EXERCISE AIM: Set down each line of the material that follows, exactly, with no pictures.

DATA SHOWN:

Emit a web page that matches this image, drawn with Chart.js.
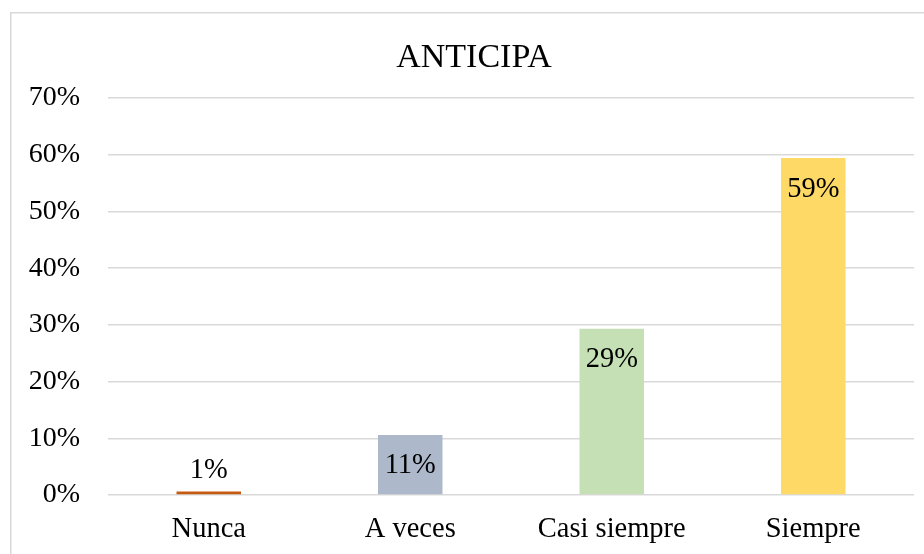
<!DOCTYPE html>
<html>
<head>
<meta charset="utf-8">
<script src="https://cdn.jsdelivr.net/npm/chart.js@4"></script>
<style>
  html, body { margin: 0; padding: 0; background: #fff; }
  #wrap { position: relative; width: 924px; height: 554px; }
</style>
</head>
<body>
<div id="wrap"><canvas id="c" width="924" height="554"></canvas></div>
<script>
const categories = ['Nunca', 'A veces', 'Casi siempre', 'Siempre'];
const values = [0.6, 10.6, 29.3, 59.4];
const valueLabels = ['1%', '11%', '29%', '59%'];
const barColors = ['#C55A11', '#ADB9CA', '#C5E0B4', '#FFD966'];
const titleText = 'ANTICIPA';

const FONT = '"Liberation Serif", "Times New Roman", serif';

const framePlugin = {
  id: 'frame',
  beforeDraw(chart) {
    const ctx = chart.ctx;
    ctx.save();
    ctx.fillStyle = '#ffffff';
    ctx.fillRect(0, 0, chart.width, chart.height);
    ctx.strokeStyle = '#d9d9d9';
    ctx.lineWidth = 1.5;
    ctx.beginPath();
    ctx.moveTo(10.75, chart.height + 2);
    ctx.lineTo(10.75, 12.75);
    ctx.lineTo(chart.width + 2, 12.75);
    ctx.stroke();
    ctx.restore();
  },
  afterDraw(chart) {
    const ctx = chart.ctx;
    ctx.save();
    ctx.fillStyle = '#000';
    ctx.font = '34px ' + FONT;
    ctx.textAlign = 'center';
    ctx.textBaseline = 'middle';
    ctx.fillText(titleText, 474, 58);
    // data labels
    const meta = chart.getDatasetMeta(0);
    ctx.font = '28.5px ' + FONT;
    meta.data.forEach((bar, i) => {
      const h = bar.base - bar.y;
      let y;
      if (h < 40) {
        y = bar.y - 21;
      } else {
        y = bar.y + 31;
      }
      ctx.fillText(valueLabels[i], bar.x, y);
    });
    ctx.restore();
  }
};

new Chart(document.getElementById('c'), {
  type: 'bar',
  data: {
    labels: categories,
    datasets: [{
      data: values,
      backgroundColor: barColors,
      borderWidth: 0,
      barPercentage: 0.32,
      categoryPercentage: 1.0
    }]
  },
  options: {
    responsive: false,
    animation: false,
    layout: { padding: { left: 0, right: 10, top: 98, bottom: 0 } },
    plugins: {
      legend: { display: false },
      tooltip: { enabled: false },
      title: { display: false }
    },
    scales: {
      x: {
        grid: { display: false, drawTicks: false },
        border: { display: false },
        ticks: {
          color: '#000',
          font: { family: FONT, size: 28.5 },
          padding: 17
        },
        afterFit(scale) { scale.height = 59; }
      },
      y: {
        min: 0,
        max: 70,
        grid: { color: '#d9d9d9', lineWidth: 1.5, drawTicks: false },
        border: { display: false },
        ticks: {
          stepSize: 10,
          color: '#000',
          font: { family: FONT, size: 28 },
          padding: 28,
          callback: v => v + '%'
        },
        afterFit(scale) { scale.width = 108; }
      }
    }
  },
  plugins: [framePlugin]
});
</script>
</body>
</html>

RESULT:
Emit a web page that matches this image, drawn with Chart.js.
<!DOCTYPE html>
<html>
<head>
<meta charset="utf-8">
<script src="https://cdn.jsdelivr.net/npm/chart.js@4"></script>
<style>
  html, body { margin: 0; padding: 0; background: #fff; }
  #wrap { position: relative; width: 924px; height: 554px; }
</style>
</head>
<body>
<div id="wrap"><canvas id="c" width="924" height="554"></canvas></div>
<script>
const categories = ['Nunca', 'A veces', 'Casi siempre', 'Siempre'];
const values = [0.6, 10.6, 29.3, 59.4];
const valueLabels = ['1%', '11%', '29%', '59%'];
const barColors = ['#C55A11', '#ADB9CA', '#C5E0B4', '#FFD966'];
const titleText = 'ANTICIPA';

const FONT = '"Liberation Serif", "Times New Roman", serif';

const framePlugin = {
  id: 'frame',
  beforeDraw(chart) {
    const ctx = chart.ctx;
    ctx.save();
    ctx.fillStyle = '#ffffff';
    ctx.fillRect(0, 0, chart.width, chart.height);
    ctx.strokeStyle = '#d9d9d9';
    ctx.lineWidth = 1.5;
    ctx.beginPath();
    ctx.moveTo(10.75, chart.height + 2);
    ctx.lineTo(10.75, 12.75);
    ctx.lineTo(chart.width + 2, 12.75);
    ctx.stroke();
    ctx.restore();
  },
  afterDraw(chart) {
    const ctx = chart.ctx;
    ctx.save();
    ctx.fillStyle = '#000';
    ctx.font = '34px ' + FONT;
    ctx.textAlign = 'center';
    ctx.textBaseline = 'middle';
    ctx.fillText(titleText, 474, 58);
    // data labels
    const meta = chart.getDatasetMeta(0);
    ctx.font = '28.5px ' + FONT;
    meta.data.forEach((bar, i) => {
      const h = bar.base - bar.y;
      let y;
      if (h < 40) {
        y = bar.y - 21;
      } else {
        y = bar.y + 31;
      }
      ctx.fillText(valueLabels[i], bar.x, y);
    });
    ctx.restore();
  }
};

new Chart(document.getElementById('c'), {
  type: 'bar',
  data: {
    labels: categories,
    datasets: [{
      data: values,
      backgroundColor: barColors,
      borderWidth: 0,
      barPercentage: 0.32,
      categoryPercentage: 1.0
    }]
  },
  options: {
    responsive: false,
    animation: false,
    layout: { padding: { left: 0, right: 10, top: 98, bottom: 0 } },
    plugins: {
      legend: { display: false },
      tooltip: { enabled: false },
      title: { display: false }
    },
    scales: {
      x: {
        grid: { display: false, drawTicks: false },
        border: { display: false },
        ticks: {
          color: '#000',
          font: { family: FONT, size: 28.5 },
          padding: 17
        },
        afterFit(scale) { scale.height = 59; }
      },
      y: {
        min: 0,
        max: 70,
        grid: { color: '#d9d9d9', lineWidth: 1.5, drawTicks: false },
        border: { display: false },
        ticks: {
          stepSize: 10,
          color: '#000',
          font: { family: FONT, size: 28 },
          padding: 28,
          callback: v => v + '%'
        },
        afterFit(scale) { scale.width = 108; }
      }
    }
  },
  plugins: [framePlugin]
});
</script>
</body>
</html>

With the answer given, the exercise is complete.